[Dataset entries]:

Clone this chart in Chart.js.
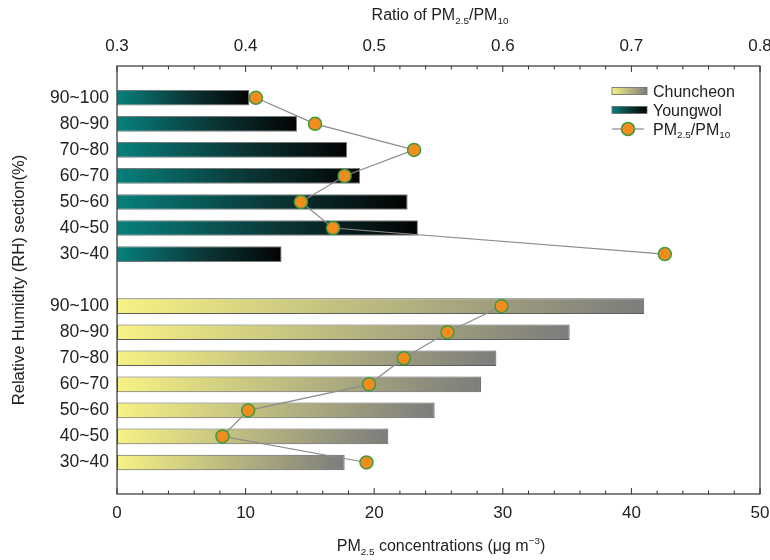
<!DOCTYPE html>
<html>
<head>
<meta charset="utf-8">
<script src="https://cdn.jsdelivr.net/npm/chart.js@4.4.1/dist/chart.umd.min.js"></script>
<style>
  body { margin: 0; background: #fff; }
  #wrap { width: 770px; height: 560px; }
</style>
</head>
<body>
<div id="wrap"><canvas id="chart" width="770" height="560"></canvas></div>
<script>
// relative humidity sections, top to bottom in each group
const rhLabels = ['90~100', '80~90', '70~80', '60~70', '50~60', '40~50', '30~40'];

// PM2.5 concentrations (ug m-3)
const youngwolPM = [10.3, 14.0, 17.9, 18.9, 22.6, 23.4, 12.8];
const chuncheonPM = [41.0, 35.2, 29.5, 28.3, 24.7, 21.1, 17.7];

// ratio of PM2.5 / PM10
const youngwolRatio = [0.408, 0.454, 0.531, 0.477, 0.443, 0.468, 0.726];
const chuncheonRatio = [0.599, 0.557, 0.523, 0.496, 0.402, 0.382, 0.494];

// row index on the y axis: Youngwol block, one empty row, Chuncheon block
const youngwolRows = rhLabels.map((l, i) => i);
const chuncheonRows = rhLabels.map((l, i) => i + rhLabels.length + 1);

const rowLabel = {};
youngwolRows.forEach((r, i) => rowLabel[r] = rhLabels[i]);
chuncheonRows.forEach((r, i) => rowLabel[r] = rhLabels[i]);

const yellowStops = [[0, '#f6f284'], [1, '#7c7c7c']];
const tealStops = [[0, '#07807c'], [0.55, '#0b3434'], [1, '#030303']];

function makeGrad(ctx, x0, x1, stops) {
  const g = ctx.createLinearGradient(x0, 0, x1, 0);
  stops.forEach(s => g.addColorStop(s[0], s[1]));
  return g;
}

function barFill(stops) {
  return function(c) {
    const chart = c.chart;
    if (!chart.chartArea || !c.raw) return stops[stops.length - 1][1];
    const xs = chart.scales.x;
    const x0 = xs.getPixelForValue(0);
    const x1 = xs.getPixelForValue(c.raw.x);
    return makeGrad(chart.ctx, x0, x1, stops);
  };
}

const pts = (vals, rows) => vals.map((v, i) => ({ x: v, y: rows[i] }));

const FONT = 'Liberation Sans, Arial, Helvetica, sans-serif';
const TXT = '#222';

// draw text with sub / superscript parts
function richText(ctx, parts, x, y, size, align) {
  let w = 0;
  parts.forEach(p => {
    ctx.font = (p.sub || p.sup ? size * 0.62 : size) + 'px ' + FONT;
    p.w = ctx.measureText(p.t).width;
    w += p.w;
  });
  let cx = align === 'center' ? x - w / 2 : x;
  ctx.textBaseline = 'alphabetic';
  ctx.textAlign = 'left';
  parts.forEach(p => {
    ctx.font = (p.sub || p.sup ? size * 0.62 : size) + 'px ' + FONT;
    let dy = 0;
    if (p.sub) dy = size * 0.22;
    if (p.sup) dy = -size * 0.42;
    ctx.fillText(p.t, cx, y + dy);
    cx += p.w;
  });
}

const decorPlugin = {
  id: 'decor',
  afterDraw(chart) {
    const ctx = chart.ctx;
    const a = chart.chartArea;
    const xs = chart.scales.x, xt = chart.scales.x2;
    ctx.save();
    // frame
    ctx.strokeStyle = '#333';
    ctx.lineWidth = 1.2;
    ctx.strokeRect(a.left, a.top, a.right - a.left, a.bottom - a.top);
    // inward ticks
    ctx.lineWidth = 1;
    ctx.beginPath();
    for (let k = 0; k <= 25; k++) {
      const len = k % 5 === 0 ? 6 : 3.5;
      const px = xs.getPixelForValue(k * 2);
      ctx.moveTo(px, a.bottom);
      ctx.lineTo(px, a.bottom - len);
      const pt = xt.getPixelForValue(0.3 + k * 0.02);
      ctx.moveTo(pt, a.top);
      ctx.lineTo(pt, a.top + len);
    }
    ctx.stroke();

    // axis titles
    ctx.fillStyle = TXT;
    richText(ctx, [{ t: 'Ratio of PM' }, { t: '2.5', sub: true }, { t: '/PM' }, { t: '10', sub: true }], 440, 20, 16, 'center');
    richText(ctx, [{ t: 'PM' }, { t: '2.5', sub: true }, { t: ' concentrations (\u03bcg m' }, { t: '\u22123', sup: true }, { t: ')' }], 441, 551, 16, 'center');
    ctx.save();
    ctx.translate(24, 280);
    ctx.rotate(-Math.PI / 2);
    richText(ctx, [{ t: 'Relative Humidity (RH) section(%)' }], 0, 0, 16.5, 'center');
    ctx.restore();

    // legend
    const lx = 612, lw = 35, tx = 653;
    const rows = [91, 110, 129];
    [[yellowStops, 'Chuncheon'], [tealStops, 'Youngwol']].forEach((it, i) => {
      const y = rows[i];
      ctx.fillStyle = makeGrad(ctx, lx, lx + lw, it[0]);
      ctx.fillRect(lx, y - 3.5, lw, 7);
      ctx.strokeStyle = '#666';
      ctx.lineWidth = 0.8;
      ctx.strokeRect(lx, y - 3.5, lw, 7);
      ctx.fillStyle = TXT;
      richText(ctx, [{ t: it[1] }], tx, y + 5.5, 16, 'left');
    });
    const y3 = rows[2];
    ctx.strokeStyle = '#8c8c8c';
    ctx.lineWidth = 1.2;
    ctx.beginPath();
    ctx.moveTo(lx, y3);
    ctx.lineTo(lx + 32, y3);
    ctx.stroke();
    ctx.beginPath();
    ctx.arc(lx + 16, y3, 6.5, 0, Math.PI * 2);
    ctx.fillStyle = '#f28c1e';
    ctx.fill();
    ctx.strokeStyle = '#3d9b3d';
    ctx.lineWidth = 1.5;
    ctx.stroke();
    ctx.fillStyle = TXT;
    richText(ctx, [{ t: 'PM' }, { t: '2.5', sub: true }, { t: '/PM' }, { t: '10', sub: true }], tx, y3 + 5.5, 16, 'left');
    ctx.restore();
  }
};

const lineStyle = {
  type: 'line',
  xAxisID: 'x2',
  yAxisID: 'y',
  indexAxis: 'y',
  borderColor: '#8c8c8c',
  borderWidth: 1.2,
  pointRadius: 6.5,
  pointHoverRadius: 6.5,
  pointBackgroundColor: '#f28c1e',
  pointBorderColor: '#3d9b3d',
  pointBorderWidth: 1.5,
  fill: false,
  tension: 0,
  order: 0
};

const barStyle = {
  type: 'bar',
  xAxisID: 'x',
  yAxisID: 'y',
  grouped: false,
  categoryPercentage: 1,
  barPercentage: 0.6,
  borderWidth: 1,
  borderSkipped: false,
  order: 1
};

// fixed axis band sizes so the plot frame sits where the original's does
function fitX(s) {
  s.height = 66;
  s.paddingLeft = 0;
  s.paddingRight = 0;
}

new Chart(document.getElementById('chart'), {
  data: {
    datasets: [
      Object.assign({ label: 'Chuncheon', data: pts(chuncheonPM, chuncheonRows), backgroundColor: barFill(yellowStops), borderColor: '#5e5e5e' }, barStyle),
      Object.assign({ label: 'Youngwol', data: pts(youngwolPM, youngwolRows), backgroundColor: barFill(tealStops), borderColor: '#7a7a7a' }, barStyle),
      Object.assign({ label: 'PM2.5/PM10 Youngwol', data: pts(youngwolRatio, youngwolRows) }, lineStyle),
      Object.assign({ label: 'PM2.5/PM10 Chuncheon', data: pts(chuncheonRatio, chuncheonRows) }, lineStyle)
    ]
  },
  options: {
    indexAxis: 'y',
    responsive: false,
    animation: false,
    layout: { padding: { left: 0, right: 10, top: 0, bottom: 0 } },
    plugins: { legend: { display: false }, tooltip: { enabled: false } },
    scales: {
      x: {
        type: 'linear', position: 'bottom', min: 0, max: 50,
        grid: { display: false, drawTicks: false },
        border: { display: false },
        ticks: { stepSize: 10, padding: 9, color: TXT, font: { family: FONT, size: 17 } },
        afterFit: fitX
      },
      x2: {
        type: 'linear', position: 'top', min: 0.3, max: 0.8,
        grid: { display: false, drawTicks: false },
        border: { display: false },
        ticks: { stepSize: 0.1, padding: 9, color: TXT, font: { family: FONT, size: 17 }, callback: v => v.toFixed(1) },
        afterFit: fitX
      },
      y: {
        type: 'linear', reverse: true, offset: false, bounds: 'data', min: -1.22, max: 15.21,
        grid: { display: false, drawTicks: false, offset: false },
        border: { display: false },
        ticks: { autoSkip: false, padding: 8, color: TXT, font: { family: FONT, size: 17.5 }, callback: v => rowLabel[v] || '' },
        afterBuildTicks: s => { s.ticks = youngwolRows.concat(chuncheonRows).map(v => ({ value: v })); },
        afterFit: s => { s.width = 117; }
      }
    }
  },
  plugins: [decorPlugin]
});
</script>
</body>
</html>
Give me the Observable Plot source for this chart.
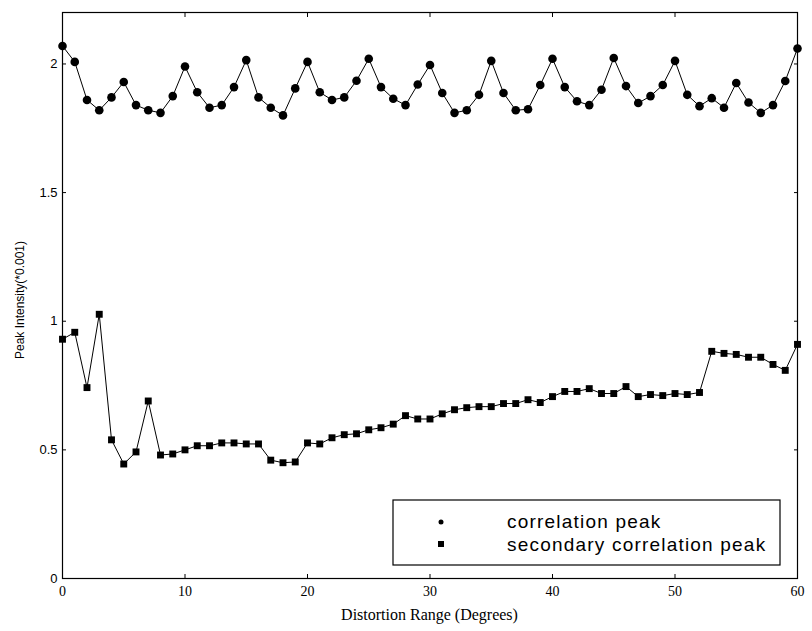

[Short task]:
Copy nothing but the lines from the top of the data down to the line containing "const chuncheonRows = rhLabels.map((l, i)", and leave the pictures out.

[Worked answer]:
Clone this chart in Chart.js.
<!DOCTYPE html>
<html>
<head>
<meta charset="utf-8">
<script src="https://cdn.jsdelivr.net/npm/chart.js@4.4.1/dist/chart.umd.min.js"></script>
<style>
  body { margin: 0; background: #fff; }
  #wrap { width: 770px; height: 560px; }
</style>
</head>
<body>
<div id="wrap"><canvas id="chart" width="770" height="560"></canvas></div>
<script>
// relative humidity sections, top to bottom in each group
const rhLabels = ['90~100', '80~90', '70~80', '60~70', '50~60', '40~50', '30~40'];

// PM2.5 concentrations (ug m-3)
const youngwolPM = [10.3, 14.0, 17.9, 18.9, 22.6, 23.4, 12.8];
const chuncheonPM = [41.0, 35.2, 29.5, 28.3, 24.7, 21.1, 17.7];

// ratio of PM2.5 / PM10
const youngwolRatio = [0.408, 0.454, 0.531, 0.477, 0.443, 0.468, 0.726];
const chuncheonRatio = [0.599, 0.557, 0.523, 0.496, 0.402, 0.382, 0.494];

// row index on the y axis: Youngwol block, one empty row, Chuncheon block
const youngwolRows = rhLabels.map((l, i) => i);
const chuncheonRows = rhLabels.map((l, i) => i + rhLabels.length + 1);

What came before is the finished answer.